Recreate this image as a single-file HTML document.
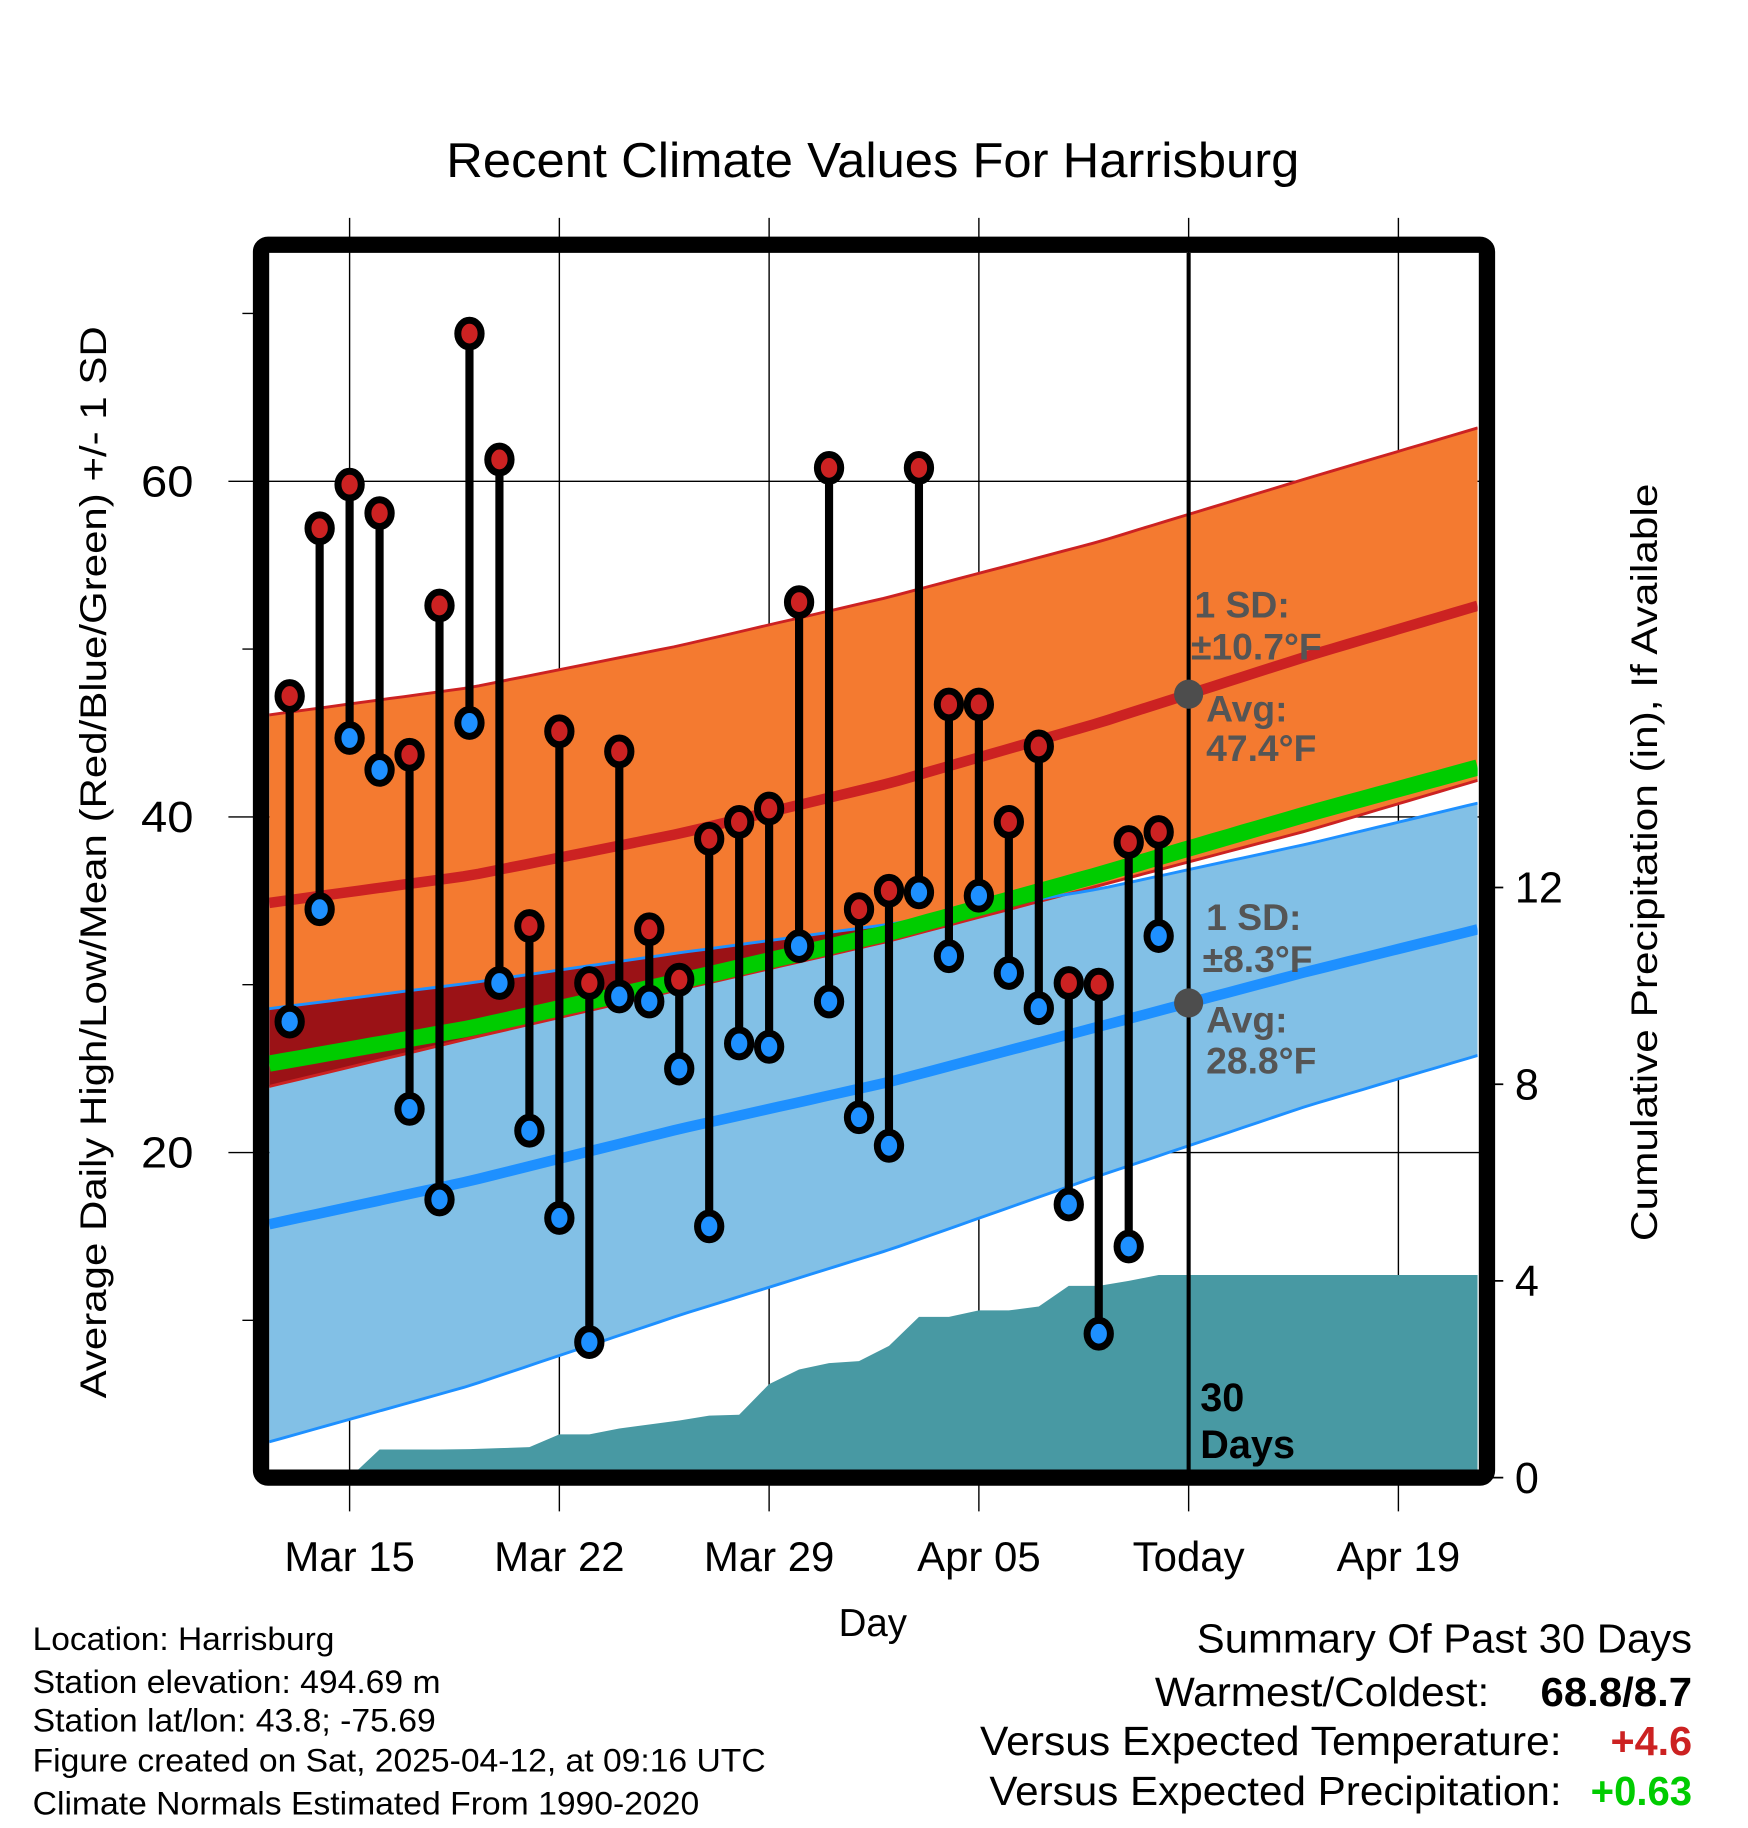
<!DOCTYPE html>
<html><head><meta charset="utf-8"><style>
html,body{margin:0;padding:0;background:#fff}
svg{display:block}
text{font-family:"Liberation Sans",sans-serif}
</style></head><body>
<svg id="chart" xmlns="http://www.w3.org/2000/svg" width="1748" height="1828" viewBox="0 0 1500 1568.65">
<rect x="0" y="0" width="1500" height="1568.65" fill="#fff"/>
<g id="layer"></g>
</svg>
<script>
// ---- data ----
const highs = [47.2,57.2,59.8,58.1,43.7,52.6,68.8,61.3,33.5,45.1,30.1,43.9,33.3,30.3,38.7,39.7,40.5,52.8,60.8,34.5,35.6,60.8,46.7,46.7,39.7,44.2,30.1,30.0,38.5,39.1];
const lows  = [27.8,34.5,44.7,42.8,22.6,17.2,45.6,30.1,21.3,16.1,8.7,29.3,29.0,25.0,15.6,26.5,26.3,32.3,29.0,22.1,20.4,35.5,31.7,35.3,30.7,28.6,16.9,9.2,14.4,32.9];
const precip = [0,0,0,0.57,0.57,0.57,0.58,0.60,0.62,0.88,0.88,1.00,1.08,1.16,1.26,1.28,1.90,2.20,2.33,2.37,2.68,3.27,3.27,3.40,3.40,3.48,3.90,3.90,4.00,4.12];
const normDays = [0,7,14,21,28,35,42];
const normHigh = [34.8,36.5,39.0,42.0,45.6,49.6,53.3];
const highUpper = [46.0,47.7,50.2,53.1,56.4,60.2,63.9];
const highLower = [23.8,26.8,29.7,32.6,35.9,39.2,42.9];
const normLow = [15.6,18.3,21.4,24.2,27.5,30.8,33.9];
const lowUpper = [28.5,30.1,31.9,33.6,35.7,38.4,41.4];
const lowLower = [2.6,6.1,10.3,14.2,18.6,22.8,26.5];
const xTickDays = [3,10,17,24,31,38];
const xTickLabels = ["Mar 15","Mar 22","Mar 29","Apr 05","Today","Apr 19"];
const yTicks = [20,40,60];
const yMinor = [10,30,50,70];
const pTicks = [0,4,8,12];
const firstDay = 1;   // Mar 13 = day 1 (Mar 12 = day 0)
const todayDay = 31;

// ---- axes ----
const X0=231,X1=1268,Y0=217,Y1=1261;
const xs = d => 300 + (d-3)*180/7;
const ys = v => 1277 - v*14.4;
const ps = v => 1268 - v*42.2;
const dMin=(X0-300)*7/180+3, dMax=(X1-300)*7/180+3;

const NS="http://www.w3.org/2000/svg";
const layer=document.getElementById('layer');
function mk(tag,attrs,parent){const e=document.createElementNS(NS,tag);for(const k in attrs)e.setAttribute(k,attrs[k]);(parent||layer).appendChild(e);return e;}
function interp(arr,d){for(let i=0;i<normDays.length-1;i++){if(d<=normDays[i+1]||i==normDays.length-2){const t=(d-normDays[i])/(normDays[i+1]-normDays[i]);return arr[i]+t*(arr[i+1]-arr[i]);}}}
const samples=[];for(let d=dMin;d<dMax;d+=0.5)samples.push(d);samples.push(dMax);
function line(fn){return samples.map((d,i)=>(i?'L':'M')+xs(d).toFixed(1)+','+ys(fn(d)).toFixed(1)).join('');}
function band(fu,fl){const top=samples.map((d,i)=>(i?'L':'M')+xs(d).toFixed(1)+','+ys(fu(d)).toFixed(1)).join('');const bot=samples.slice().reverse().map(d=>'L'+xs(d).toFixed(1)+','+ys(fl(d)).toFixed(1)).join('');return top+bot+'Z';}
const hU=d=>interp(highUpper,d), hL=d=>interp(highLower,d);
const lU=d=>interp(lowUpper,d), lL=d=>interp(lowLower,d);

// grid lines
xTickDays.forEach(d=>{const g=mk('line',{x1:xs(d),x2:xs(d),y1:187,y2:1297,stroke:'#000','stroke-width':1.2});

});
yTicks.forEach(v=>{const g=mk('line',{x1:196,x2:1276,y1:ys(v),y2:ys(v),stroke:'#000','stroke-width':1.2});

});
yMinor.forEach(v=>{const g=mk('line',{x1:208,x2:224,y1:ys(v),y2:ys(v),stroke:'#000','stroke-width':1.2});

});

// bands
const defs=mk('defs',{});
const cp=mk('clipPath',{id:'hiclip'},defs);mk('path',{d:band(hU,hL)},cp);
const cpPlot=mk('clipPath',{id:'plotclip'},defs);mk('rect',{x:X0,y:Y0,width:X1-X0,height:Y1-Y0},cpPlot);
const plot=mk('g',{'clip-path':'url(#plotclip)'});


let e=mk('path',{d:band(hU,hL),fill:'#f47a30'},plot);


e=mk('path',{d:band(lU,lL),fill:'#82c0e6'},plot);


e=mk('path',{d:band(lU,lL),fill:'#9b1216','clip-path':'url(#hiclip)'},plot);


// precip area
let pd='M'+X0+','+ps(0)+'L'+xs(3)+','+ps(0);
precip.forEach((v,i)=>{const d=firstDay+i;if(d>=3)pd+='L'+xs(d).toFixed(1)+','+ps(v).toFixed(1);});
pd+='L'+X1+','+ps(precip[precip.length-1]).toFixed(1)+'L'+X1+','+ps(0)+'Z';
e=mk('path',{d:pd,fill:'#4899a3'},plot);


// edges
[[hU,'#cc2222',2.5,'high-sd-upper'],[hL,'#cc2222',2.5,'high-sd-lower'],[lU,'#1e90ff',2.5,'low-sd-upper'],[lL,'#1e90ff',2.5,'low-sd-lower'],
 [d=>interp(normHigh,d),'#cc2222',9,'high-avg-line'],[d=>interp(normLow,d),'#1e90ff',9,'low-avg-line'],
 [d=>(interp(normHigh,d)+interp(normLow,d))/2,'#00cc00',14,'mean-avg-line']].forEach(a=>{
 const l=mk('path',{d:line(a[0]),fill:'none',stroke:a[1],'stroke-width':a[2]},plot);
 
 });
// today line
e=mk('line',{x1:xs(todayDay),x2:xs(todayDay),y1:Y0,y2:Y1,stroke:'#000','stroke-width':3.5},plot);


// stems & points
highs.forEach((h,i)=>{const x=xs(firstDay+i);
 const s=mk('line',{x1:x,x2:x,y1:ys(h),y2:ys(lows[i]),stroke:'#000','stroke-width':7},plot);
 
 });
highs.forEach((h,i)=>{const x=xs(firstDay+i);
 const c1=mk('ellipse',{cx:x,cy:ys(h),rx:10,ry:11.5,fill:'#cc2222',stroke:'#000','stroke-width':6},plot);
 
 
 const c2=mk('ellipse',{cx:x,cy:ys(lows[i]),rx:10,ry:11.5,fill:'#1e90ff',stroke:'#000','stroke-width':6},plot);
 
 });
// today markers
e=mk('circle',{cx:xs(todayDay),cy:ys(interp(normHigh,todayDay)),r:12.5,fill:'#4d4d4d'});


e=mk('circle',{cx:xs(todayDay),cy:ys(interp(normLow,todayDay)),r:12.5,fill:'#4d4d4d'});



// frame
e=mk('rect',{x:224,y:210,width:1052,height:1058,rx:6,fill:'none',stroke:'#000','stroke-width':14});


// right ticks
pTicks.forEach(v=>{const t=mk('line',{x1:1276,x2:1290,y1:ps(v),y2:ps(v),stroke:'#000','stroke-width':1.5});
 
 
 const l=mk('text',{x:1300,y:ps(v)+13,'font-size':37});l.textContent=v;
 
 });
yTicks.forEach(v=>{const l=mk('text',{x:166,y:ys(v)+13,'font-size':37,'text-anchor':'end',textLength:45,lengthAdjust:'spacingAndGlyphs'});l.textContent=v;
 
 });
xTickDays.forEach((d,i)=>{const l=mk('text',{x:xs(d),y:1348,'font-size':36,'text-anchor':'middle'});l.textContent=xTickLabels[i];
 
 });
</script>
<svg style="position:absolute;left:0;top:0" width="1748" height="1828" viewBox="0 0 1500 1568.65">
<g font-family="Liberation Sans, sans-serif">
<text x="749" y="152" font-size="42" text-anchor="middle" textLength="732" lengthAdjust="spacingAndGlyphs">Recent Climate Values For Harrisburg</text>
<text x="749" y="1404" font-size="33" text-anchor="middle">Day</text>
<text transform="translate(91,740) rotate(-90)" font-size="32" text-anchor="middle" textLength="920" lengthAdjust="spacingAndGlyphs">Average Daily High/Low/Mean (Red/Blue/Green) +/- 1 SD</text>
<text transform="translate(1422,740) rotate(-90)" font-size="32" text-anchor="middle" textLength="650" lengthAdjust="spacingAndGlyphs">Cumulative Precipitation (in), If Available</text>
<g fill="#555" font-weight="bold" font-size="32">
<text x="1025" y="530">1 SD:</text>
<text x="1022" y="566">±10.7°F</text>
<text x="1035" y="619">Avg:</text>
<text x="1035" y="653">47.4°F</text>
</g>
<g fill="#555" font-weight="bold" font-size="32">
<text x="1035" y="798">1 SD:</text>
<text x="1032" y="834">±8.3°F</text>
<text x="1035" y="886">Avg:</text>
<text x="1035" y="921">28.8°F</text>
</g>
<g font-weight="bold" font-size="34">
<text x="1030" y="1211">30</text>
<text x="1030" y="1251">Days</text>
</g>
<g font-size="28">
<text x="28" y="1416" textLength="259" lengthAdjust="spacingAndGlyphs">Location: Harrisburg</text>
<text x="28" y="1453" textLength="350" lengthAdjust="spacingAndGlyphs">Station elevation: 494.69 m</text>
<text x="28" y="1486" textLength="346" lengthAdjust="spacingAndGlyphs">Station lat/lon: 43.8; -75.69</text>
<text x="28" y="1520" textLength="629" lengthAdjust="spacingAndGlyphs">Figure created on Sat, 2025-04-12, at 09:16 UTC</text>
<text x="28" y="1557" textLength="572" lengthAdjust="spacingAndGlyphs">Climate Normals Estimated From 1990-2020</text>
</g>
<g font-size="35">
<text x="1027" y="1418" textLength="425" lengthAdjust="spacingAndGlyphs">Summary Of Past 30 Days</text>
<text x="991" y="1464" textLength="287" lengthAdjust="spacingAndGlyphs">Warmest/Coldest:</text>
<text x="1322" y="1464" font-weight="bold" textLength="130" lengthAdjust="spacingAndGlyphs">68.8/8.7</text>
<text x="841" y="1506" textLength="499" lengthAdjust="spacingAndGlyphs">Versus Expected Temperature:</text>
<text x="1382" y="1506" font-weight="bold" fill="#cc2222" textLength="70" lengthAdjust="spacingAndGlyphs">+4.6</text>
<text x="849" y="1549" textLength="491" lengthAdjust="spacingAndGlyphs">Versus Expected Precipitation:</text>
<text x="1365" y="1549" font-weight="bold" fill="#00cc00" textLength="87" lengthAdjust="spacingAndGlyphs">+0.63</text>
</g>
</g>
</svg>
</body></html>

» **JOB**:
Search the lines above for the string "document" and copy each line that has it.

» **RESPONSE TO THIS EXERCISE**:
Recreate this image as a single-file HTML document.
const layer=document.getElementById('layer');
function mk(tag,attrs,parent){const e=document.createElementNS(NS,tag);for(const k in attrs)e.setAttribute(k,attrs[k]);(parent||layer).appendChild(e);return e;}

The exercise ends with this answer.